- Lady Mary Trefusis from a 1927 magazine article
- Born: 26 February 1869 London, England
- Died: 12 September 1927 (aged 58) Truro, Cornwall
- Spouse: Lt.-Col. Henry Hepburn-Stuart-Forbes-Trefusis
- Father: 6th Earl Beauchamp

= Lady Mary Trefusis =

English hymnwriter and courtier

Lady Mary Hepburn-Stuart-Forbes-Trefusis (née Lygon; 26 February 1869 - 12 September 1927) was an English hymnwriter and courtier. She was Lady of the Bedchamber to Queen Mary, having joined her household while Mary was Princess of Wales.

She was a daughter of the 6th Earl Beauchamp and the wife of Lt.-Col. Henry Hepburn-Stuart-Forbes-Trefusis (a son of the 20th Baron Clinton) in 1905 and had issue.

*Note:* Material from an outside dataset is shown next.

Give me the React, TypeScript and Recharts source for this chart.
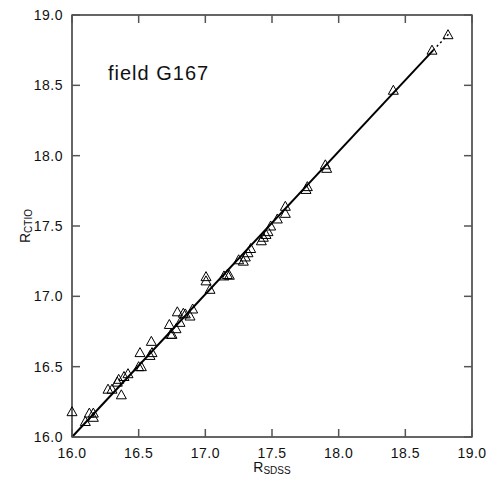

In the 1920s Trefusis was on the Diocesan Advisory Committee for Truro.

==Music==
Lady Mary was a friend and promoter of the composer Edward Elgar and is thought to be commemorated anonymously in one of his Enigma Variations entitled "Romanza (***)". She was the first president of the English Folk Dance Society (EFDS). and was for a time a collector of English folk dances. Trefusis Hall in the EFDS HQ, Cecil Sharp House, is named after her. She directed a number of choirs, and together with Mary Wakefield was the joint founder of the National Association of Music Competition Festivals in 1904. She served as president of the Society of Women Musicians from 1918-1919. She collected, arranged and published Henry VIII – Songs, Ballads and Instrumental pieces in 1912.

==Foxlease==
Lady Mary was instrumental in the acquisition of the house of Foxlease by the Girl Guides Association. During the preparations for the marriage of Princess Mary, who was President of the Girl Guides Association Rose Kerr was contacted by Trefusis, because Olave Baden-Powell, the World Chief Guide, was not in London. Trefusis was on the committee of a fund to which all the Marys of the British Empire had contributed, for a wedding present to the Princess. The Princess insisted that she could only accept a proportion of the fund as a personal gift. Trefusis proposed to Kerr that the remainder be spent buying a training centre for the Girl Guides, a cause close to the Princess's heart. Kerr suggested that the fund could furnish and equip Foxlease, but this was not immediately accepted as the Fund wanted a place that would be associated with Princess Mary's name. As the matter had to be settled by the next day, Kerr gave Trefusis the phone number of Pax Hill, the Baden-Powells' home.

==Sources==
- Seddon, Laura (2016). "British Women Composers and Instrumental Chamber Music in the Early Twentieth Century"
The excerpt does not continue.